Campaign Speech at Cleveland
By President Franklin D. Roosevelt
Recorded November 2, 1940

Mr. Chairman, ladies and gentlemen:

In making this, my final national address of the campaign, I express once more my deep regret that I could not carry out my wish to go to other States in the great Middle West, in the South and across the Mississippi River. It has been solely in the interest of peace and the maintenance of peace that your great Secretary of State and I have felt that we should both remain within easy distance of the National Capital in these trying days.

Tonight in Cleveland, I am happy, through this great audience of my old friends, to give this message to America.

For the past seven years I have had the high honor and the grave responsibility of leadership of the American people. In those seven years, the American people have marched forward, out of a wilderness of depression and despair.

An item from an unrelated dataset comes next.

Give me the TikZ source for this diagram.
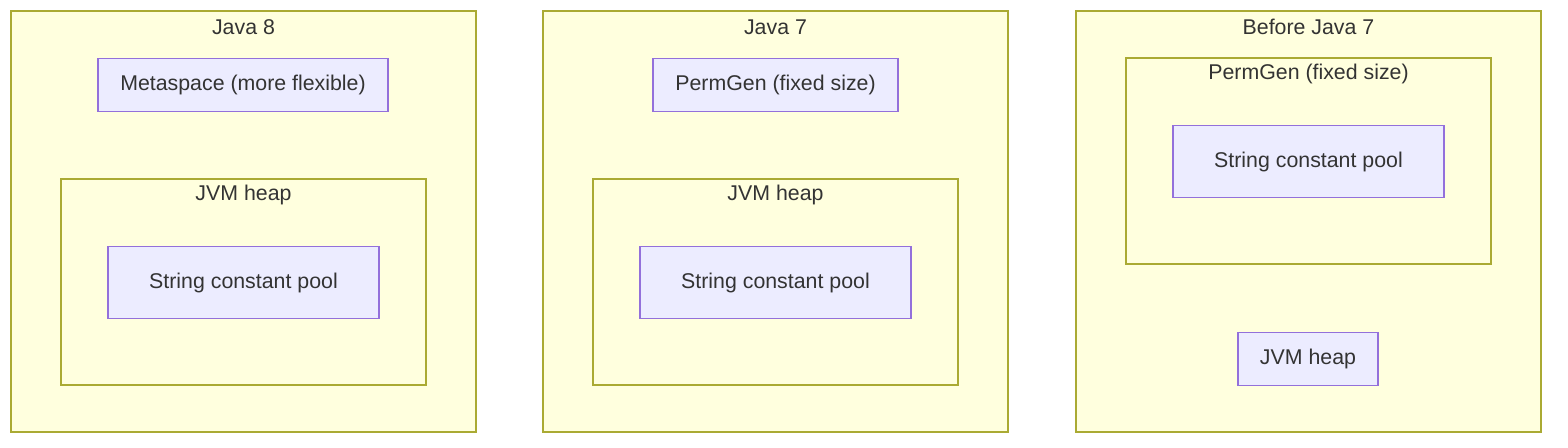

They have marched forward right up to the very threshold of the future—a future which holds the fulfillment of our hopes for real freedom, real prosperity, real peace.

I want that march to continue for four more years. And for that purpose, I am asking your vote of confidence.

There are certain forces within our own national community, composed of men who call themselves American but who would destroy America. They are the forces of dictatorship in our land-on one hand, the Communists, and on the other, the Girdlers.

It is their constant purpose in this as in other lands to weaken democracy, to destroy the free man's faith in his own cause.

In this election all the representatives of those forces, without exception, are voting against the New Deal.

You and I are proud of that opposition. It is positive proof that what we have built and strengthened in the past seven years is democracy!

This generation of Americans is living in a tremendous moment of history.

The surge of events abroad has made some few doubters among us ask: Is this the end of a story that has been told? Is the book of democracy now to be closed and placed away upon the dusty shelves of time?

My answer is this: All we have known of the glories of democracy-its freedom, its efficiency as a mode of living, its ability to meet the aspirations of the common man— all these are merely an introduction to the greater story of a more glorious future.

We Americans of today—all of us—we are characters in this living book of democracy.

But we are also its author. It falls upon us now to say whether the chapters that are to come will tell a story of retreat or a story of continued advance.
I believe that the American people will say: "Forward!"

We look at the old world of Europe today. It is an ugly world, poisoned by hatred and greed and fear. We can see what has been the inevitable consequence of that poison—war.

We look at the country in which we live. It is a great country, built by. generations of peaceable, friendly men and women who had in their hearts faith that the good life can be attained by those who will work for it.

We know that we are determined to defend our country—and with our neighbors to defend this Hemisphere. We are strong in our defense. Every hour and every day we grow stronger.

Our foreign policy is shaped to express the determination of our Government and the will of our people in our dealings with other nations. Those dealings, in the past few years, have been more difficult, more complex than ever before.